No, this newly-disclosed leak was discovered along with an unsecured database on the internet earlier this year — a database that had at least some data on nearly every American household.
Oops.
The cloud-based data repository was left online unsecured by marketing analytics company Alteryx, according to security researchers with the UpGuard Cyber Risk Team.
The good news — such as there is any in cases like this — is that no names were exposed in the hack. Then not-so-good news is that the data set included some 248 different data fields covering a wide variety of specific personal information, including address, age, gender, education, occupation and marital status.
Thieves may also have potentially had access to financial data like mortgage information — as well as sensitive information like how many children live in certain households.

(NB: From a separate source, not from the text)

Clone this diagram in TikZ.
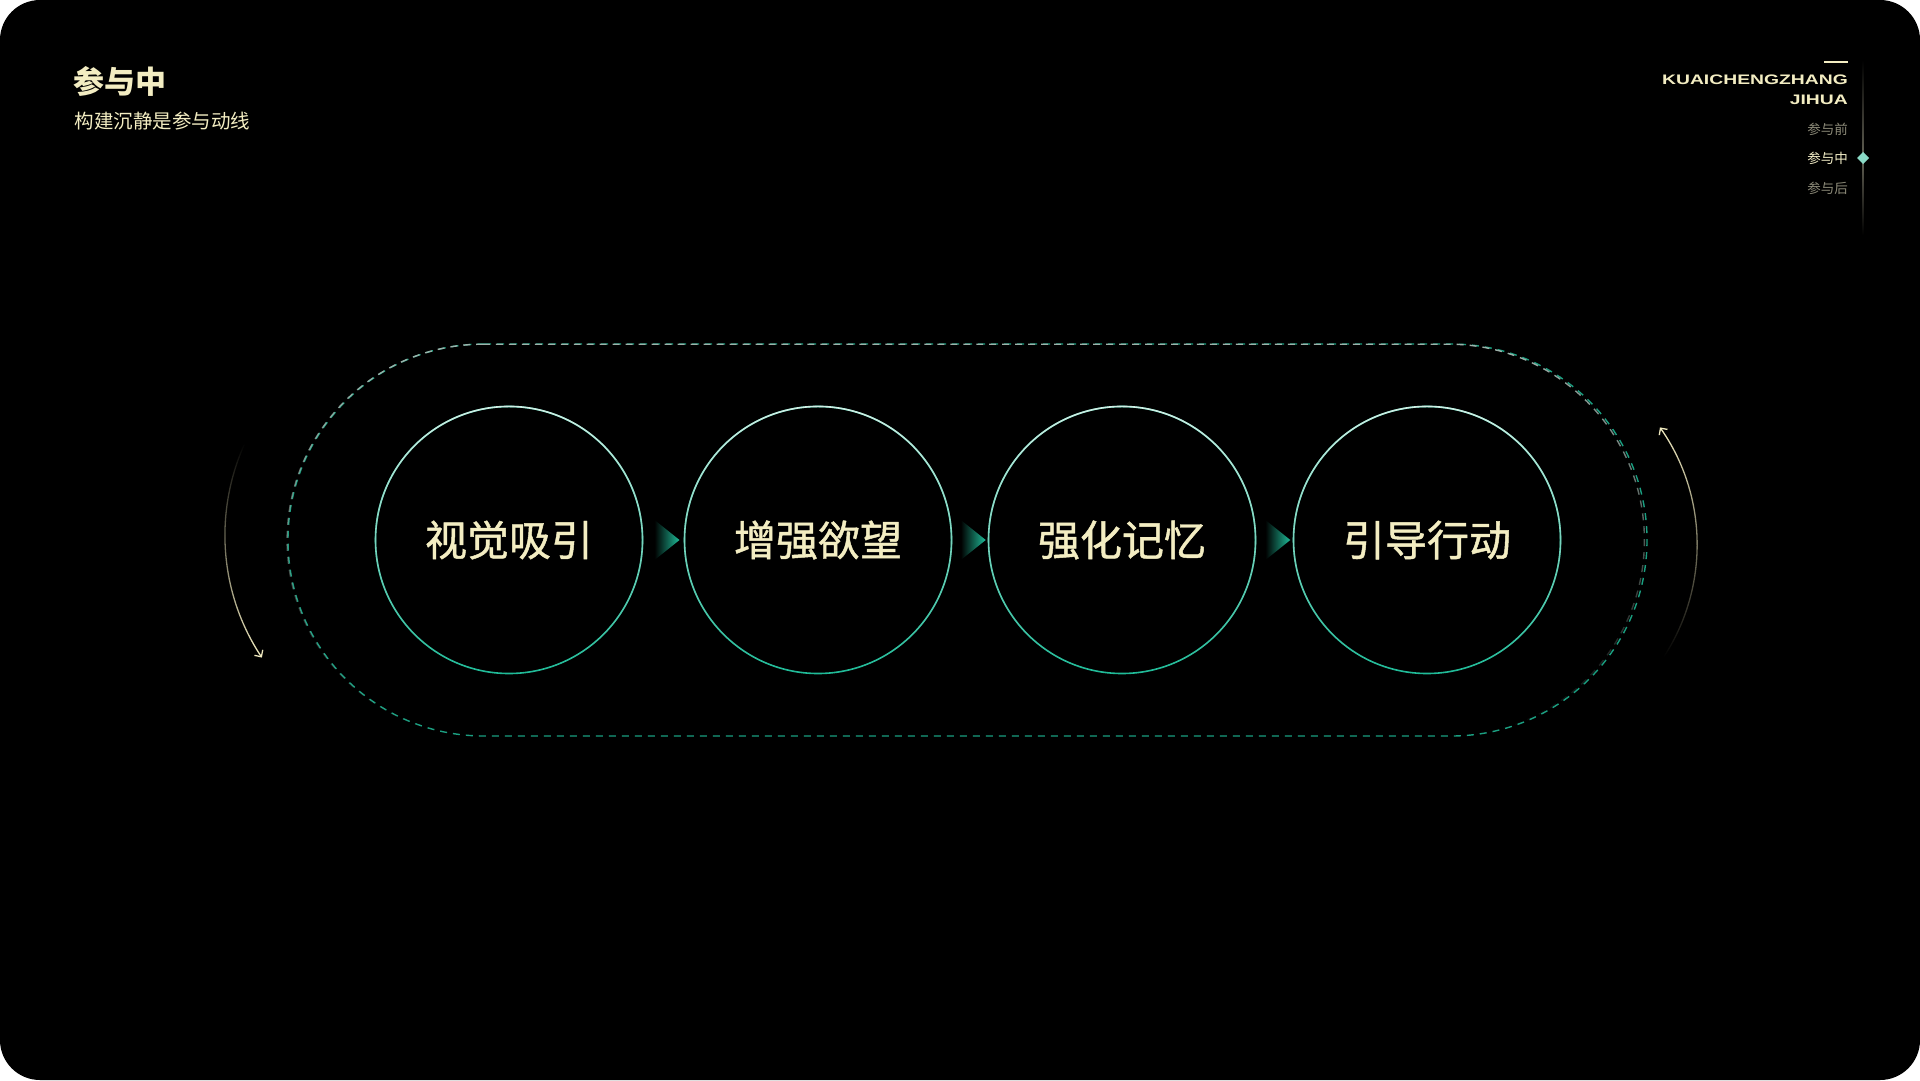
\documentclass[tikz,border=0pt]{standalone}
\usepackage{fontspec}
\newfontfamily\cjk{Noto Sans CJK SC}
\newfontfamily\cjkmid[FakeBold=1.1]{Noto Sans CJK SC}
\newfontfamily\widefont[FakeStretch=1.4]{Liberation Sans}
\usetikzlibrary{arrows.meta, positioning, calc, fadings}

\definecolor{cream}{HTML}{F3EDC2}
\definecolor{teal}{HTML}{1FBB98}
\definecolor{mint}{HTML}{D2EEE5}
\definecolor{greyline}{HTML}{9FB3AC}
\definecolor{menugrey}{HTML}{8C8A78}

\tikzfading[name=fadedown, top color=transparent!0, bottom color=transparent!100]
\tikzfading[name=fadeup, top color=transparent!100, bottom color=transparent!0]

\tikzset{
  stepcircle/.style={circle, minimum size=267pt, inner sep=0pt, draw=teal, line width=1.6pt,
    text=cream, font=\cjkmid\fontsize{42}{50}\selectfont},
  ringtop/.style={draw=mint, line width=1.6pt, path fading=fadedown},
  loopline/.style={dash pattern=on 7pt off 6pt, line width=1.4pt},
  turn/.style={draw=cream, line width=1.3pt, -{Straight Barb[length=5pt,width=10pt]}},
  menu/.style={font=\cjk\fontsize{13.5}{15}\selectfont, anchor=east, text=menugrey}
}

\begin{document}
\begin{tikzpicture}[x=1pt, y=-1pt]
\useasboundingbox (0,0) rectangle (1920,1080);
\fill[white] (0,0) rectangle (1920,1080);
\fill[black, rounded corners=40pt] (0,0) rectangle (1920,1080);

% title
\node[anchor=west, text=cream, font=\cjk\bfseries\fontsize{31}{36}\selectfont] (title) at (70,81) {参与中};
\node[anchor=west, text=cream, font=\cjk\fontsize{19.5}{22}\selectfont] (subtitle) at (71,121) {构建沉静是参与动线};

% side menu
\fill[cream] (1824,61) rectangle (1848,63);
\node[anchor=east, text=cream, font=\widefont\bfseries\fontsize{13.8}{16}\selectfont, inner sep=0pt] (brand) at (1848,80) {KUAICHENGZHANG};
\node[anchor=east, text=cream, font=\widefont\bfseries\fontsize{13.8}{16}\selectfont, inner sep=0pt] (brand2) at (1848,100) {JIHUA};
\node[menu, inner sep=0pt] (before) at (1848,129) {参与前};
\node[menu, inner sep=0pt, text=cream!90!white] (during) at (1848,158) {参与中};
\node[menu, inner sep=0pt] (after) at (1848,188) {参与后};
\shade[top color=black, bottom color=menugrey!70!black] (1862.2,60) rectangle (1863.8,158);
\shade[top color=menugrey!70!black, bottom color=black] (1862.2,158) rectangle (1863.8,235);
\fill[mint!60!teal] (1863,152) -- (1869,158) -- (1863,164) -- (1857,158) -- cycle;

% dashed loop
\draw[teal!85!black, loopline] (484,344) -- (1451,344) arc[start angle=-90, end angle=90, radius=196]
  -- (484,736) arc[start angle=90, end angle=270, radius=196];
\draw[greyline, loopline, path fading=fadedown] (484,344) -- (1451,344) arc[start angle=-90, end angle=90, radius=196]
  -- (484,736) arc[start angle=90, end angle=270, radius=196];

% steps
\node[stepcircle] (c1) at (509,540) {视觉吸引};
\node[stepcircle] (c2) at (818,540) {增强欲望};
\node[stepcircle] (c3) at (1122,540) {强化记忆};
\node[stepcircle] (c4) at (1427,540) {引导行动};
\foreach \n in {c1,c2,c3,c4}
  \draw[ringtop] (\n) circle (133.5);

% little arrows between steps
\foreach \a/\b in {c1/c2, c2/c3, c3/c4} {
  \coordinate (m\a) at ($(\a.east)!0.55!(\b.west)$);
  \shade[left color=black, right color=teal] ([shift={(-11,-20)}]m\a) -- ([shift={(14,0)}]m\a)
    -- ([shift={(-11,20)}]m\a) -- cycle;
}

% turning arrows
\coordinate (lc) at (447,535);
\coordinate (rc) at (1492,545);
\draw[turn, path fading=fadeup] (lc) ++(204.5:222) arc[start angle=204.5, end angle=146.5, radius=222];
\draw[turn, path fading=fadedown] (rc) ++(33:205) arc[start angle=33, end angle=-35, radius=205];
\end{tikzpicture}
\end{document}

“From home addresses and contact information, to mortgage ownership and financial histories, to very specific analysis of purchasing behavior, the exposed data constitutes a remarkably invasive glimpse into the lives of American consumers,” UpGuard researchers Chris Vickery and Dan O’Sullivan wrote in their analysis.
The database was found in a misconfigured Amazon Web Services S3 cloud storage “bucket,” the researchers said, allowing access to anyone with an account, which are free to obtain.
A large cache of the data accidentally left unsecured came via Alteryx partner Experian, a consumer credit reporting agency. Reports indicate that Alteryx purchased the data from Experian’s ConsumerView marketing database. That product is sold by Experian to other firms and is known to contain a combination of publicly available information and more personal data.
Alteryx, thus far, seems to be downplaying the risk to consumers posed by the leak.
“Specifically, this file held marketing data, including aggregated and de-identified information based on models and estimations provided by a third-party content provider, and was made available to our customers who purchased and used this data for analytic purposes,” Alteryx said. “The information in the file does not pose a risk of identity theft to any consumers.”
Experian, on the other hand, mostly bounced the ball back to Alteryx.
“This is an Alteryx issue, and does not involve any Experian systems,” a spokesperson said. “Alteryx has already confirmed with you that the data in question contained no names of any individuals or any other personal identifying information, and does not pose any risk of identity theft to any consumers. We have been assured by Alteryx that they promptly remedied this issue.”
The UpGuard researchers who discovered the database did not buy into that assessment.
“The data exposed in this bucket would be invaluable for unscrupulous marketers, spammers and identity thieves, for whom this data would be largely reliable and, more importantly, varied,” the researchers said. “With a large database of potential victims to survey — with such details as ‘mortgage ownership’ revealed, a common security verification question — the price could be far higher than merely bad publicity.”